Pellegrini e Cristante verso la top ten tra equivoci e fischi

30/09/2024 10:41

LR24 (AUGUSTO CIARDI) - La colpa di Cristante e Pellegrini è andare in campo senza segreti. Che poi dovrebbe essere il loro lasciapassare, la trasparenza calcistica. Buoni calciatori. Pellegrini quando è nel periodo giusto, sa anche servire assist e fare gol. Cristante si trasforma in Costante, quello a cui non rinuncia (spesso, negli anni, per assenza di competitor) nessun allenatore della Roma. Poi però, proprio perché non hanno segreti, ti ricordi dei loro limiti. Cristante che per addomesticare il pallone impiega un paio di tocchi in più rispetto ai metronomi illuminati. Pellegrini che sparisce dalla contesa e quando riappare calcia, cadendo, palloni che a malapena arrivano nell'area piccola. Pregi e difetti di calciatori leggibili e prevedibili come se giocassero a poker con le carte tenute in mano al contrario, mostrandole ai rivali.

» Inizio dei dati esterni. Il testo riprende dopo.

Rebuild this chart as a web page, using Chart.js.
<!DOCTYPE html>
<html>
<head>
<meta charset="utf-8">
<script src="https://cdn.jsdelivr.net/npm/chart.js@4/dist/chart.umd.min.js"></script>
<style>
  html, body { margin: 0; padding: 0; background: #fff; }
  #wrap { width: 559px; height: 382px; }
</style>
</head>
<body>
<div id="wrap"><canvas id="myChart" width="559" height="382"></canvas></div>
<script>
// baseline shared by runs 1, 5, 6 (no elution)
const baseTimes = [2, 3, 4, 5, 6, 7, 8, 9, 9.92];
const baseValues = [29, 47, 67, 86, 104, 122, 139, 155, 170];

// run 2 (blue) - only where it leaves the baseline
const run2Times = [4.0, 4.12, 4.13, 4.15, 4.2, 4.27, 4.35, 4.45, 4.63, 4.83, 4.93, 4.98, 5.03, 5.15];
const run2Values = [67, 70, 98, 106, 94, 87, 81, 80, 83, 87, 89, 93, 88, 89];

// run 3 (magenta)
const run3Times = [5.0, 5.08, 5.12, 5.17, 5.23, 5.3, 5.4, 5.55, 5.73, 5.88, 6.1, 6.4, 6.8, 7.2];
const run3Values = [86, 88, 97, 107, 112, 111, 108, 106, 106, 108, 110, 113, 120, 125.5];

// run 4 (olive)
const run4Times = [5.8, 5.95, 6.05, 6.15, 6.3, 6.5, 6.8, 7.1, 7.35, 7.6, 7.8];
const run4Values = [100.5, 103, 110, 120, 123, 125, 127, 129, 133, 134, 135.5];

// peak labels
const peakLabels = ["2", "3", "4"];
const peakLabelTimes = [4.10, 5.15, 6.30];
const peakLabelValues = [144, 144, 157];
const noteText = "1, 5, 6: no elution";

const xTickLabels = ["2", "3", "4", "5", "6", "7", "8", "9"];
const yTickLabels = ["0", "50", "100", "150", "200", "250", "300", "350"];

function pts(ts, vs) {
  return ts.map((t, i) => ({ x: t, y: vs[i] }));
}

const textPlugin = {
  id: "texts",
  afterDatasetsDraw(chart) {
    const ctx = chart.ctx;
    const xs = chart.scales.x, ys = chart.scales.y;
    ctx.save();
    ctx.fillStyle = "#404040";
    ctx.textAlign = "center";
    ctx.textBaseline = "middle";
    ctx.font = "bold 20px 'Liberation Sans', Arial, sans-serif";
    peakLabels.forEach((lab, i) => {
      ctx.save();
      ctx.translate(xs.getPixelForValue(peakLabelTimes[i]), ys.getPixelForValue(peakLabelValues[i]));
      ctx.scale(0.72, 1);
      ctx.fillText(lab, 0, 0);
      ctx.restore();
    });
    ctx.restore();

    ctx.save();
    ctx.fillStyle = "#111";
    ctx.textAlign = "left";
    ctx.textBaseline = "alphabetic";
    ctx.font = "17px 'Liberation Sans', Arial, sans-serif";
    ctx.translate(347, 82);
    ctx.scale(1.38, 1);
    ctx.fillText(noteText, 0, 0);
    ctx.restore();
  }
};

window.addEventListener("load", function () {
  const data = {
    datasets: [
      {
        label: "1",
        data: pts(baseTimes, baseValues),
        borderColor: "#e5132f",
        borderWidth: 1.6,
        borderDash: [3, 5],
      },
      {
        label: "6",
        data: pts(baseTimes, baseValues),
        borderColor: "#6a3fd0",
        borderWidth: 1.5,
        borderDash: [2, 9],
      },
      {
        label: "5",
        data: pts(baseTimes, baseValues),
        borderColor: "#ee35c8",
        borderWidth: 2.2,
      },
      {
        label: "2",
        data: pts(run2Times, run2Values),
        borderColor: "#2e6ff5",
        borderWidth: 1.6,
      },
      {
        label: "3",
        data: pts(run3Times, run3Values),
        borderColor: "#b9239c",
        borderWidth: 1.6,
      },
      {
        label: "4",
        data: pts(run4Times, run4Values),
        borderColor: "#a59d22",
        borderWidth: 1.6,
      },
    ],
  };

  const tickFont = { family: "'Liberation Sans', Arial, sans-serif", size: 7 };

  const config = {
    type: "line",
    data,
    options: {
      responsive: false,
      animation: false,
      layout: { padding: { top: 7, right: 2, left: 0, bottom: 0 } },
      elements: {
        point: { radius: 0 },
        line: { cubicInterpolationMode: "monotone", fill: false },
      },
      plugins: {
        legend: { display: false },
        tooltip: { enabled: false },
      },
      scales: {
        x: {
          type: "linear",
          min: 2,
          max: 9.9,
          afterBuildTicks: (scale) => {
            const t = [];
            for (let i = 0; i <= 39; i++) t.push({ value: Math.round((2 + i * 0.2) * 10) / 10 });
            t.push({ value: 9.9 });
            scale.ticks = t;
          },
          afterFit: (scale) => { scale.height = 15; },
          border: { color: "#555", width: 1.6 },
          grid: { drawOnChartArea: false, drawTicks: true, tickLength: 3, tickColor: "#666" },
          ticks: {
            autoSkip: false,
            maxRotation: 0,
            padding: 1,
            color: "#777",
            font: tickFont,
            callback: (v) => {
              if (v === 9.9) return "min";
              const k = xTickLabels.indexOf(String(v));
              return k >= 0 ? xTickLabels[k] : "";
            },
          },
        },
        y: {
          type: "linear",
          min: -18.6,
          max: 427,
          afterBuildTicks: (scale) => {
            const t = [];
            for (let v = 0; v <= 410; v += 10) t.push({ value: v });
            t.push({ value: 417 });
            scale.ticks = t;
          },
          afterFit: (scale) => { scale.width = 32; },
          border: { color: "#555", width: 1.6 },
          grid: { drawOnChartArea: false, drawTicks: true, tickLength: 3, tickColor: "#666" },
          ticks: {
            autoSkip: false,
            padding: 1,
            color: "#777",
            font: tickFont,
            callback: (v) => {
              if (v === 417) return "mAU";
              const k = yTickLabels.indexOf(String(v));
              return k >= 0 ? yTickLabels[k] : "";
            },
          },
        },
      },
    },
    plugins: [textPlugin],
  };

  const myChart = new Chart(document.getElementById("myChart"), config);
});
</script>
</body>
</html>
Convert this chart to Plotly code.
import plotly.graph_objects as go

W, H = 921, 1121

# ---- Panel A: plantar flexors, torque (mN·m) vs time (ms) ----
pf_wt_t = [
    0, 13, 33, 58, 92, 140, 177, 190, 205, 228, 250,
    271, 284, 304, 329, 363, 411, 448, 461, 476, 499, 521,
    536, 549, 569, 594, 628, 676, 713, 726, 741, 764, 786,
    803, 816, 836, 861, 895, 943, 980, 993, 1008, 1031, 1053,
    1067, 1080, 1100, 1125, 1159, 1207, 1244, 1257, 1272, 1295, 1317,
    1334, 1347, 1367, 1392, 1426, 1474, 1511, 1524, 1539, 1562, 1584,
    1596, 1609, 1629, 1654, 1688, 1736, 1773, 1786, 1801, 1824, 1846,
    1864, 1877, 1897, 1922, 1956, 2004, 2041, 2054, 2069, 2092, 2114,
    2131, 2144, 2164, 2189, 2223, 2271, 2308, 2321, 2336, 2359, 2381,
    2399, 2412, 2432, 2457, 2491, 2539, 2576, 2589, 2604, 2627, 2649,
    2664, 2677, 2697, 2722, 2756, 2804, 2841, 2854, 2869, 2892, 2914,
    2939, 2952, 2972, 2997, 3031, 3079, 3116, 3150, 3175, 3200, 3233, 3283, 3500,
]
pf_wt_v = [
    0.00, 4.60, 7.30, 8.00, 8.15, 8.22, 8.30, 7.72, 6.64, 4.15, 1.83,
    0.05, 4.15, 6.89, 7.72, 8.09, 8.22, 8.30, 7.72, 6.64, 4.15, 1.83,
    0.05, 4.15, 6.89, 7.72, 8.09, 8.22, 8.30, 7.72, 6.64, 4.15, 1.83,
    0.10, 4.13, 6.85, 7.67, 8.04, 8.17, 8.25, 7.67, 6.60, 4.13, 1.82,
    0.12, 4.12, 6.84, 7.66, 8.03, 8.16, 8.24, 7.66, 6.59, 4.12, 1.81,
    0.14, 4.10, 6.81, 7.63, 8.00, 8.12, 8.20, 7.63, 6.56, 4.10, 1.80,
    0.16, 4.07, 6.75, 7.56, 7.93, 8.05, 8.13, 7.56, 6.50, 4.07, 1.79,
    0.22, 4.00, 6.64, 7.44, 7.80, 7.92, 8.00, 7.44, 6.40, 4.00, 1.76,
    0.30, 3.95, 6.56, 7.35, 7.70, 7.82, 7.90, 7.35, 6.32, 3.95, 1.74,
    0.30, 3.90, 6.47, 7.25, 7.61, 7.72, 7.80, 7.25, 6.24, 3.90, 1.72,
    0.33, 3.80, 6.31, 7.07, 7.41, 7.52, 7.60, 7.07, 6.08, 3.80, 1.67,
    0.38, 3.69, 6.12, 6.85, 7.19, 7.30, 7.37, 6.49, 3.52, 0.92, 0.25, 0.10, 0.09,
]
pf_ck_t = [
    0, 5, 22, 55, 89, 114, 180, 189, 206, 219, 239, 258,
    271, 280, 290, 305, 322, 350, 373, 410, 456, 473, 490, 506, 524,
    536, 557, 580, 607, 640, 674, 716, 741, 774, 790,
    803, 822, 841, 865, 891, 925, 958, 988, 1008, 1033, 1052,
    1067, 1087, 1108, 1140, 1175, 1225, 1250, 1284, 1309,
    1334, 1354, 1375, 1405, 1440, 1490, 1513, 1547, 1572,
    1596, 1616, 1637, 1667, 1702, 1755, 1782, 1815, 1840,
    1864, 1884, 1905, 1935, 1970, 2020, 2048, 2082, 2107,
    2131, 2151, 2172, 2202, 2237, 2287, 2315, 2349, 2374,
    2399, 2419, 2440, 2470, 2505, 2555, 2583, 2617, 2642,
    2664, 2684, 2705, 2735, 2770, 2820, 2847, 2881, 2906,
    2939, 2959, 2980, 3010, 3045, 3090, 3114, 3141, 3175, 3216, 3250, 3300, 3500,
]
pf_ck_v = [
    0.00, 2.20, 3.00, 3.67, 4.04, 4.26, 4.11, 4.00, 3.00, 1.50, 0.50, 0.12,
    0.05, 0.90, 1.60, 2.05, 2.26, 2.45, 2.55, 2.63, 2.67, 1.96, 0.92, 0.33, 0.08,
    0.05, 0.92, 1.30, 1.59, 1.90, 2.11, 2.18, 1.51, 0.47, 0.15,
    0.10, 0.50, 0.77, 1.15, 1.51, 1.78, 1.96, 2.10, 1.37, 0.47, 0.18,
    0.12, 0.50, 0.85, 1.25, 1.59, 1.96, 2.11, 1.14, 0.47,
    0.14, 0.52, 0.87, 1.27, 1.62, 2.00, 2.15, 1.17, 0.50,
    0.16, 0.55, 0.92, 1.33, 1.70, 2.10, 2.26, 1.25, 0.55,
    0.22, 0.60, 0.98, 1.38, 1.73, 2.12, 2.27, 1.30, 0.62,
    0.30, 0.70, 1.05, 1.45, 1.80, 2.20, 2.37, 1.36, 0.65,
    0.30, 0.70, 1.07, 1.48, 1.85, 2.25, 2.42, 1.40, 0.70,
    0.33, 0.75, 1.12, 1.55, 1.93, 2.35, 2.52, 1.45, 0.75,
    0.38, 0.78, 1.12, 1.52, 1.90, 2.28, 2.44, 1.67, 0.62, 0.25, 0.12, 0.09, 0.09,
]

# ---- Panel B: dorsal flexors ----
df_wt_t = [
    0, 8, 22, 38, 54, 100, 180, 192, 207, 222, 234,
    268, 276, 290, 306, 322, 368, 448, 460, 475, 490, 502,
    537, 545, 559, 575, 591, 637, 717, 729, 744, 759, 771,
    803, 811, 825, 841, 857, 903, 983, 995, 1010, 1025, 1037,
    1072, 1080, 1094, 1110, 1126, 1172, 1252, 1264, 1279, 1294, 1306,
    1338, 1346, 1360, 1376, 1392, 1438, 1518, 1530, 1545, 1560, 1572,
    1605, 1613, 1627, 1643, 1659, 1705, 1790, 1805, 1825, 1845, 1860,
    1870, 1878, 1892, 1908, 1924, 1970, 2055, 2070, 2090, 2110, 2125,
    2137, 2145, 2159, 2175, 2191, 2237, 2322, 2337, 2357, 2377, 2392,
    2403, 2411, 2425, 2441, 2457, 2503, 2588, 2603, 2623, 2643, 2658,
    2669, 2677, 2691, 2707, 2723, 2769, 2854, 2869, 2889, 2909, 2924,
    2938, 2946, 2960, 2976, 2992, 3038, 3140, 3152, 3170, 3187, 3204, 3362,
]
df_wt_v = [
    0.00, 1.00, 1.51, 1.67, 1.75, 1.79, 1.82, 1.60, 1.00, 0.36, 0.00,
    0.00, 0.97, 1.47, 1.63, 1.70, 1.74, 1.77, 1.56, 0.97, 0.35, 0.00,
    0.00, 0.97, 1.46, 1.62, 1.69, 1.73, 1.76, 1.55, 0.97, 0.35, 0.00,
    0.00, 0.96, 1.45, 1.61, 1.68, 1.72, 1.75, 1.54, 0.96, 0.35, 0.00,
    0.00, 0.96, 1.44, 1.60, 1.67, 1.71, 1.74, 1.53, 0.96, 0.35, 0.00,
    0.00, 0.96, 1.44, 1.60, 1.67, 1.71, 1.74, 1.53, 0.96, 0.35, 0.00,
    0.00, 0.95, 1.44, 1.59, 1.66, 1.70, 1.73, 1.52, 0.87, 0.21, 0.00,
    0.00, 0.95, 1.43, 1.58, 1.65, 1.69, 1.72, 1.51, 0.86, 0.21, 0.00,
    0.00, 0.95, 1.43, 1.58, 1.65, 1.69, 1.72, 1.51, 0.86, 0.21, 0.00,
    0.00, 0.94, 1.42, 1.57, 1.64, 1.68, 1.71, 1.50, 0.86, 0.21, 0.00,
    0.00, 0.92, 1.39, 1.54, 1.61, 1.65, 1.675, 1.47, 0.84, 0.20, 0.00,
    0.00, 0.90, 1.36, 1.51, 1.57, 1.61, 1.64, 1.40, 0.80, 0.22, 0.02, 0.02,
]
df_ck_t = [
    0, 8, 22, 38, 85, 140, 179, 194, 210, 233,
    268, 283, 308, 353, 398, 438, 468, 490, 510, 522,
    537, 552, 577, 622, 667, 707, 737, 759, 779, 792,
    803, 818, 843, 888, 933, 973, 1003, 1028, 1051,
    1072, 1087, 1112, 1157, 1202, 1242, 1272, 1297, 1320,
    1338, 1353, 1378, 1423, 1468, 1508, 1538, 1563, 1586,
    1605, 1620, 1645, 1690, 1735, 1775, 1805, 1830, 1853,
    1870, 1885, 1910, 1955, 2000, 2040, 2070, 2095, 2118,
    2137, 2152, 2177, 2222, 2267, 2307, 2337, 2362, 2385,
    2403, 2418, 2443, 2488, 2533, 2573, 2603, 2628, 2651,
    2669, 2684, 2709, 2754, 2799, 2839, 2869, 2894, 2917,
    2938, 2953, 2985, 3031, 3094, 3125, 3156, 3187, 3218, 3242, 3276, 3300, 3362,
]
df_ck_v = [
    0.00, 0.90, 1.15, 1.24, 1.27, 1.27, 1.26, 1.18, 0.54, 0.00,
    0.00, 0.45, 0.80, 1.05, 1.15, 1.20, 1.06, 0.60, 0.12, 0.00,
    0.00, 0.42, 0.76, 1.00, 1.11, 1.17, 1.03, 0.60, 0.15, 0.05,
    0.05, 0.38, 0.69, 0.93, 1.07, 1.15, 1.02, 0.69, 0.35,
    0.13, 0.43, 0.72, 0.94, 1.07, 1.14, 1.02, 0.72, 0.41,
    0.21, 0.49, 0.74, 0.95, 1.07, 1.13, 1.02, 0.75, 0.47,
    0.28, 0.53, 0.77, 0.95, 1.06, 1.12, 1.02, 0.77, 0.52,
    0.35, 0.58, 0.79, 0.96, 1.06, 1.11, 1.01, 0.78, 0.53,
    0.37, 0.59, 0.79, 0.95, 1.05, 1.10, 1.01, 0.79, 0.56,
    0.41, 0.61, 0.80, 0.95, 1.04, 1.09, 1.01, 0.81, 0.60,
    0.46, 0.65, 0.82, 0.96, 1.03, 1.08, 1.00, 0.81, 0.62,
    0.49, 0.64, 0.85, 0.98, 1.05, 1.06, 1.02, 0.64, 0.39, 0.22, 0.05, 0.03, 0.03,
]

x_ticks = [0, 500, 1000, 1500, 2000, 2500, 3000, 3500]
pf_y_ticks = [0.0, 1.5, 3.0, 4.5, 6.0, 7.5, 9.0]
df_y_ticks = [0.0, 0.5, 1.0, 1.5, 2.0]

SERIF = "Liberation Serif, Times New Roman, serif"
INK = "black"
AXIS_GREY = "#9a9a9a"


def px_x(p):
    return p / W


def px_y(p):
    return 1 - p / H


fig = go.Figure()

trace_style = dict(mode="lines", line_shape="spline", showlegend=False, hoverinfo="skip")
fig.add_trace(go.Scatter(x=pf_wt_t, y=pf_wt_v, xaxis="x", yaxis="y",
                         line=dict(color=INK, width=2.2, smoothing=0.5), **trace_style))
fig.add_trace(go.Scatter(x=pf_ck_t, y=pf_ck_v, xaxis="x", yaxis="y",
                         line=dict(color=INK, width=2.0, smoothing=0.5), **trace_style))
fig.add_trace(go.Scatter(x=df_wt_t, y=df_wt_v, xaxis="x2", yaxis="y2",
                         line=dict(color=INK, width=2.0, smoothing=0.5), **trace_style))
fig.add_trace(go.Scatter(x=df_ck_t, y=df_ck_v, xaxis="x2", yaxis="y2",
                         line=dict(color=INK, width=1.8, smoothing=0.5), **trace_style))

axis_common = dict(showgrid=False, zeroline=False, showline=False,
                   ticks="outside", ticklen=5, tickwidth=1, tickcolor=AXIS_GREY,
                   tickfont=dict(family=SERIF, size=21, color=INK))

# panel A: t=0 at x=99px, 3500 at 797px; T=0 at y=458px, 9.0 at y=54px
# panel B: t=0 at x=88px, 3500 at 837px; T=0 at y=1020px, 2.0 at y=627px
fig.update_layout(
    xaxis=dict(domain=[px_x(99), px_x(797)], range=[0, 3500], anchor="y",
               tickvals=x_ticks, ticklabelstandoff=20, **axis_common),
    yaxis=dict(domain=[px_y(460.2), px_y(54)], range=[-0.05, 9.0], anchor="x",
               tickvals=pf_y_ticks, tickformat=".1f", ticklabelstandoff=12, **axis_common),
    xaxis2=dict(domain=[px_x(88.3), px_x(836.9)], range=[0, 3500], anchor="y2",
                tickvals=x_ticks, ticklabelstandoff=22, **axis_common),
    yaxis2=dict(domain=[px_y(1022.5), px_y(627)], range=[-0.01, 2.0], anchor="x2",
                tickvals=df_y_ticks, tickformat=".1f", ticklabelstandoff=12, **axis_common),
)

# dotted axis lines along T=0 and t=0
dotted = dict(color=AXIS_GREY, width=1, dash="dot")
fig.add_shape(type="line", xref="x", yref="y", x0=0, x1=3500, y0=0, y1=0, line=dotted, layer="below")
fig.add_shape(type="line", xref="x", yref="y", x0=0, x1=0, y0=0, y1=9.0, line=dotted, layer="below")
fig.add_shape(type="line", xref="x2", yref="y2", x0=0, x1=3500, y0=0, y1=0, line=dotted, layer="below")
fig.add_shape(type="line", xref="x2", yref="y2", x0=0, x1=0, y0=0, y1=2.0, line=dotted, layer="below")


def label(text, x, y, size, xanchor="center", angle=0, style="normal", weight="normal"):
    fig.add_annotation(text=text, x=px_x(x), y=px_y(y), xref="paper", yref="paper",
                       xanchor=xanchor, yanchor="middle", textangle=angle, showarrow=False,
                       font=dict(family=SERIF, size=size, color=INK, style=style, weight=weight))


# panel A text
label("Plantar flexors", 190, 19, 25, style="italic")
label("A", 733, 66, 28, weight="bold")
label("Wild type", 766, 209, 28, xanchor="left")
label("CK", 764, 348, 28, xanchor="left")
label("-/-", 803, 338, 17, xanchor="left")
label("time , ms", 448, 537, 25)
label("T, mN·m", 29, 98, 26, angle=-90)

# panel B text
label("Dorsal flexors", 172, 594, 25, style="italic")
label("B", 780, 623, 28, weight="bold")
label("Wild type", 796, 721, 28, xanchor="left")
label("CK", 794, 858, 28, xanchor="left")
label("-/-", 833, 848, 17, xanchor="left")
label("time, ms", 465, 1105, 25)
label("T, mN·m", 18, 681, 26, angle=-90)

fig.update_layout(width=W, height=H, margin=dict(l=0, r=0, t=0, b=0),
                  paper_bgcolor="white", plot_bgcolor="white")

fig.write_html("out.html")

Libri aperti. Come potrebbe non esserlo? Stanno qua da una vita. 288 presenze complessive per Pellegrini. 287 per Cristante. Subito dopo la sosta entrambi sorpasseranno Candela nella classifica all time, che ha chiuso a 289. Entro Natale staranno sopra a Taddei, Fulvio Bernardini e Delvecchio, il brasiliano a 296, gli altri due a 300. A fine stagione è facilmente prevedibile che si saranno messi alle spalle Di Bartolomei (314), Pruzzo e Panucci (315). A quel punto, nella classifica all time delle presenze della Roma, avranno davanti soltanto 12 calciatori. Perrotta (325), Tommasi (351), Masetti (363), Tancredi (389), Nela (396), Conti (402), Aldair (436), Giannini (437), Santarini (439), Losi (455), De Rossi (616), Totti (785). Insomma, se fino al termine dei rispettivi contratti continuassero a giocare con la regolarità che gli riconoscono tutti i tecnici della Roma che li hanno allenati, a fine carriera in giallorosso potrebbero duellare per fare parte della top ten, scalzando Guido Masetti, mitico portiere del primo scudetto romanista.

Entrambi stanno vivendo il momento di massima impopolarità. Una corposa fetta di tifosi allo stadio li fischia. All'annuncio delle formazioni, quando entrano in possesso palla. Se sbagliano una giocata. Quando vengono sostituiti. Sui social, chi prova a prendere le loro parti, viene persino insultato. Un rapporto logoro per due senatori. Il terzo, Mancini, perché spesso quando si parla di loro idealmente si nomina pure il difensore, allo stadio gode di un credito nettamente superiore. Anche perché dei tre è quello che più incarna lo spirito idealizzato dai tifosi. Da qualche settimana in città c'è un dibattito aperto sui fischi che li travolgono quasi in ogni occasione. A chi dice che semmai i fischi devono partire a fine match, risponde chi afferma di non poterne più di quei due, e che tolgono spazio a gente più fresca, con più gamba e più spirito. Sempre più spesso di loro si parla per questioni extra campo. Dall'esonero di Mourinho, con tanto di aneddotica sulla restituzione dell'anello, con Pellegrini che in quel caso fu "usato" da chi non sopportava il portoghese e lo elesse a capo ribellione dello spogliatoio che sarebbe rinato con De Rossi. Ruolo extra campo, artatamente costruito sulla mezzala, che gli ha portato solo rogne. Perché, da quel momento, ancora più di prima, nell'immaginario collettivo lui è uno di quelli che ordisce congiure. E perché sempre artatamente si è creata per lui un'aspettativa sul rendimento non rispettabile nei fatti, perché quelli che all'epoca dicevano che la Roma era una squadra forte alla quale De Rossi aveva dato un'identità, descrissero Pellegrini come un mix fra Zidane e Iniesta. Giochini mediatici facilmente sgamabili. Pellegrini e Cristante, sempre loro, sempre in campo, sempre più fischiati. La loro colpa sta nei limiti. Ma può essere una colpa avere limiti?